Lottery boost to get more Bristol students playing sport
Press release issued: 31 March 2011
Students at the University of Bristol are being urged to give sport another go after a project secured £173,211 in National Lottery funding from Sport England.
Along with 40 other projects, Participation Pathways is being backed by Sport England’s £10 million Active Universities fund to get more university students playing sport, as part of the mass participation legacy from the London 2012 Olympic and Paralympic Games.
Participation Pathways aims to inspire students to take up one of 16 sports on offer at the university, including athletics, netball, lacrosse, triathlon and volleyball. Through a range of introductory sessions, sports festivals and recreational competitions throughout the year, the project will reach out to those students not currently taking part in regular sport or involved in a club.

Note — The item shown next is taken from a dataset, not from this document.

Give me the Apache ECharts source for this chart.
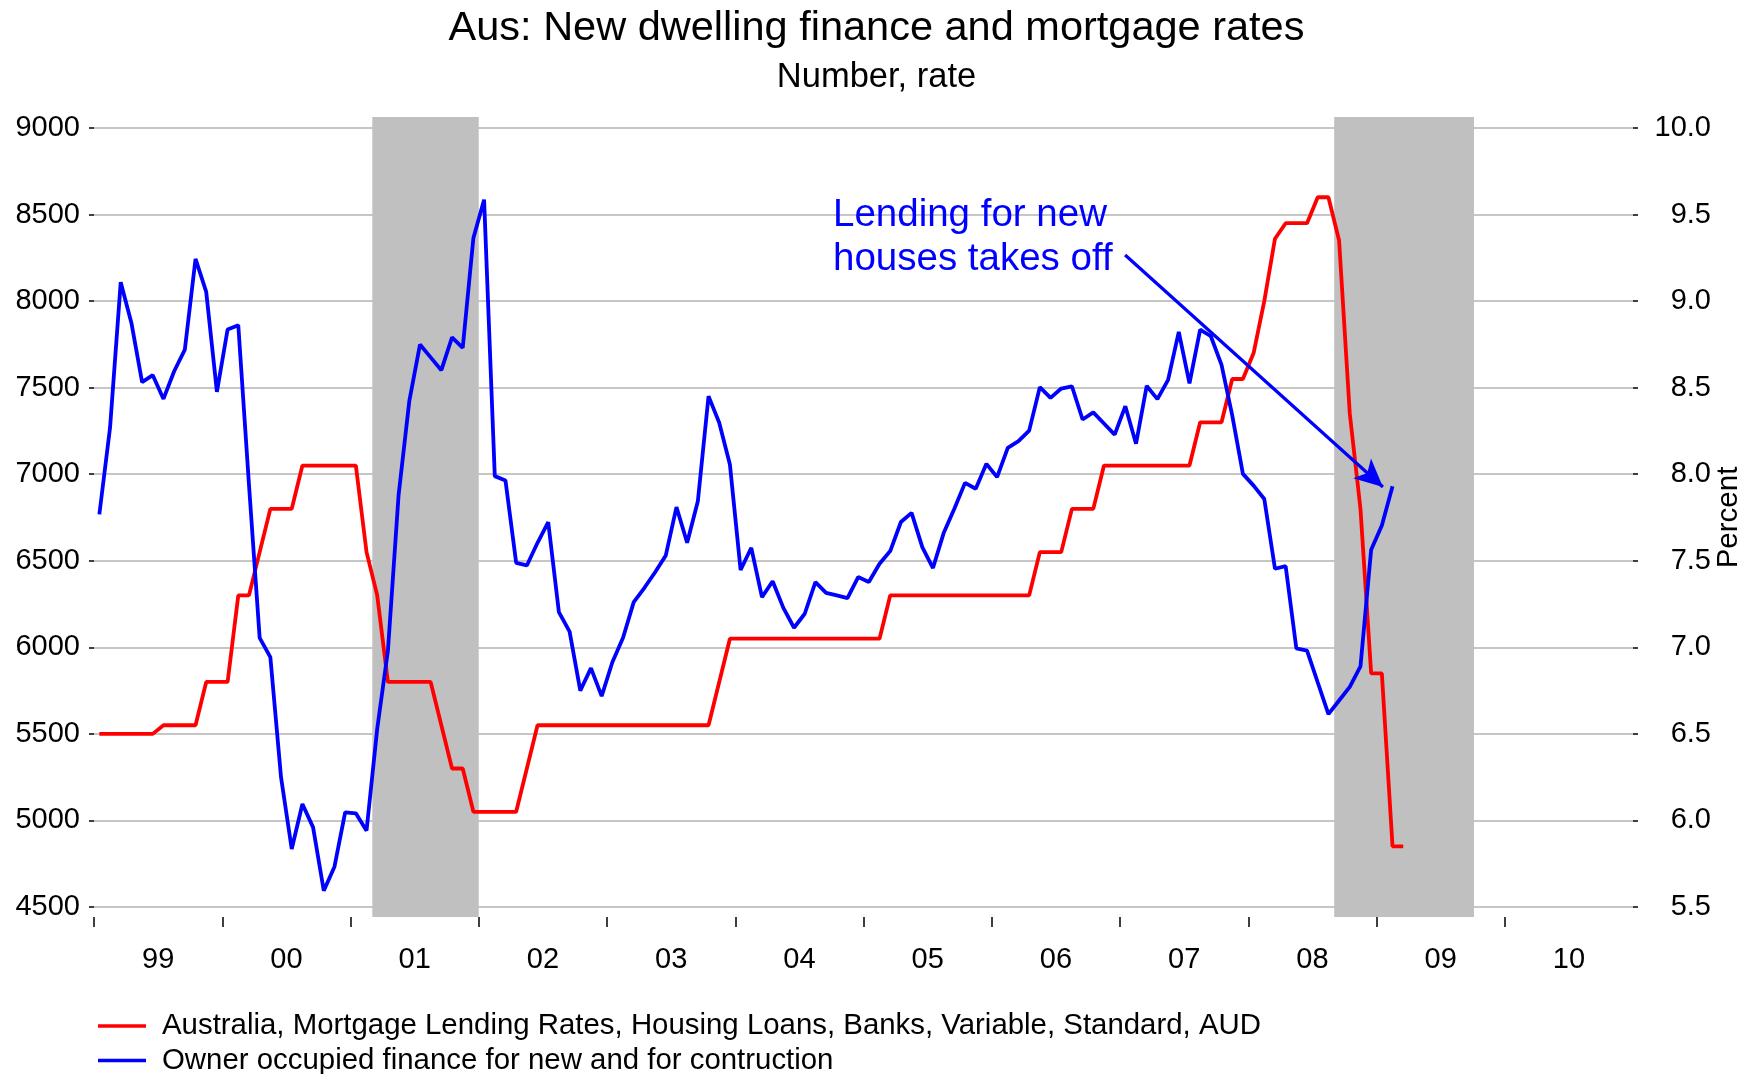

Delivered by qualified coaches, the project will tackle some of the participation barriers facing students by creating more flexible and sociable sporting opportunities, as well as ensuring the sustainability of the project by supporting students to take coaching qualifications. Participation Pathways offers students a great opportunity to develop skills that will help their personal development and future job prospects.
Simon Hinks, the University’s Director of Sport, Exercise & Health, said: “This project is the missing link in our sporting programme. We already have a great offer for students who are involved in our competitive teams at the start of the year – now there will be more opportunities for those who don’t want to play competitively, or come to sport a bit later in the year. Working in partnership, the university and the University Students’ Union look forward to linking with governing bodies of sport and other partners on this project to change the face of student sport here in Bristol.”
The Active Universities projects will give tens of thousands of students across the country the chance to try out a new sport, or get back into one they have tried before.
Boosting student participation will have a lasting impact on grassroots sport because research shows that students who do play sport at university are far more likely to continue participating throughout their lives. It will also help tackle the issue of drop-off in sports participation that sees many young people giving up sport in their late teens and early twenties.
Sport England’s Chief Executive, Jennie Price, said: “Young adults who are still playing sport when they leave university are likely to stick with it for life, so this is a good investment in the future. These projects have been chosen because they really listened to what students wanted, so we are confident they will succeed in increasing participation.”
Today’s announcement was welcomed by the Minister for Sport and the Olympics, Hugh Robertson MP and Olympic Gold medalist, Amy Williams.
Hugh Robertson said: “This funding for 41 different sport projects across the country is exactly what our Olympic legacy promise is about – offering more opportunities for people to get involved. This will boost university sport and encourage students to continue playing once their studies are over.”
Amy Williams, who won Olympic Gold in the skeleton at the 2010 Games, only took up her sport while at the University of Bath, having been a 400m runner at school. She said: “Going to university is a great chance to try out something new and in my case that something new was the skeleton. Sport is an amazing way to make friends, get fit, have fun and pick up skills that could help you get a job when your student days are over.”
Recognising the strong tradition of competitive sport within universities, Active Universities projects will meet the need for more informal and social sporting opportunities. The projects were chosen through a competitive process.
Chair of British Universities and Colleges Sport, Ed Smith, said: “This represents a great outcome for Higher Education and a fabulous opportunity to increase the depth and breadth of participation by young people whilst they benefit from academic studies and the overall student experience at university. The link between sport and life skills is evident from the way employers seek out people who are active in sport and this will be a boost as graduates make their way into the job market.”